France’s Biggest Short Film Festival Protests Funding Cut

France’s Biggest Short Film Festival Protests Funding Cut

France’s Clermont-Ferrand International Short Film Festival, the biggest festival dedicated to short films in the world, is protesting an unexpected funding cut of €111,000 by the Auvergne-Rhône-Alpes regional council. The council has voted to cut the festival’s funding by half during a meeting that allocated the region’s cultural spending. The festival, which takes place in the central French city of Clermont-Ferrand at the end of January, has been the largest short film festival in the world since it was established in 1979.
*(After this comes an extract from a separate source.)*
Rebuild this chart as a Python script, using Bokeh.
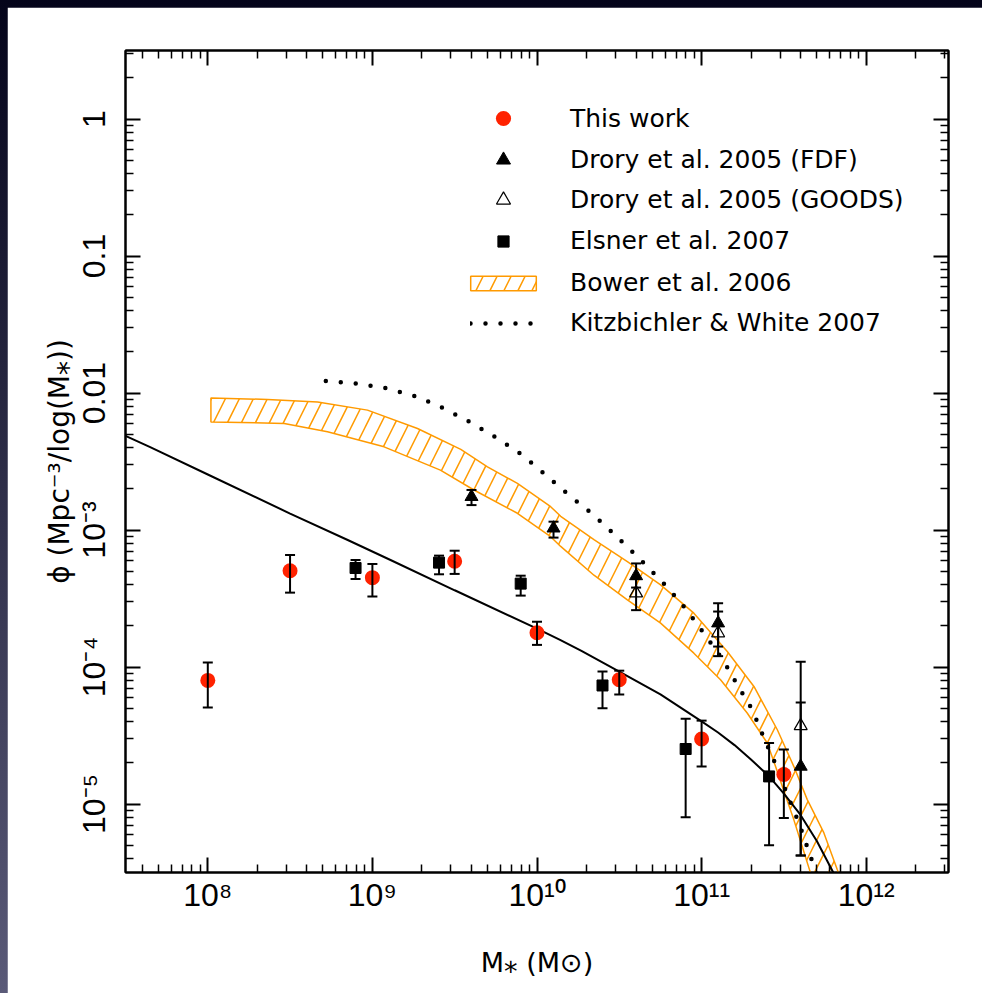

The Benefits of the Festival

The festival’s organizers have expressed shock at the decision and issued a statement highlighting the cultural and economic benefits the festival brings to the Auvergne region, one of the poorest in France. The festival brings in over €11 million ($12 million) in direct economic benefits each year. The festival’s Short Film Market attracts thousands of professionals from around the world. The regional council claims the budget cut is part of an initiative to shift cultural spending away from towns and cities to rural communities. The festival argues that the majority of its 160,000 spectators in 2023 were local people and school children from the city and surrounding countryside. The festival also runs cultural outreach events across the Auvergne region throughout the year.

Political Motivation?

Communist regional counselor Boris Bouchet accused the regional council president, Laurent Wauquiez, a liberal-conservative politician, of using a “political guillotine” to cut the festival’s funding. Bouchet recalled that the last edition of the festival in January hosted trade unionists who spoke out against France’s pension reforms as well as Wauquiez’s attitude towards the culture sector. Wauquiez, a potential future presidential candidate, is known for his anti-welfare and anti-immigration policies and desire to cut back public spending in France. The festival fears that the funding cut could have wider implications for the short filmmaking scene in Europe, stating that “it threatens the entire short film ecosystem and more broadly the young creators and voices that our festival and Short Film Market have been supporting for more than 45 years. It is a key event in the French, European and international film industry that is affected.”

The festival is currently exploring ways to absorb the funding cut by either reducing its programs, juries, or duration.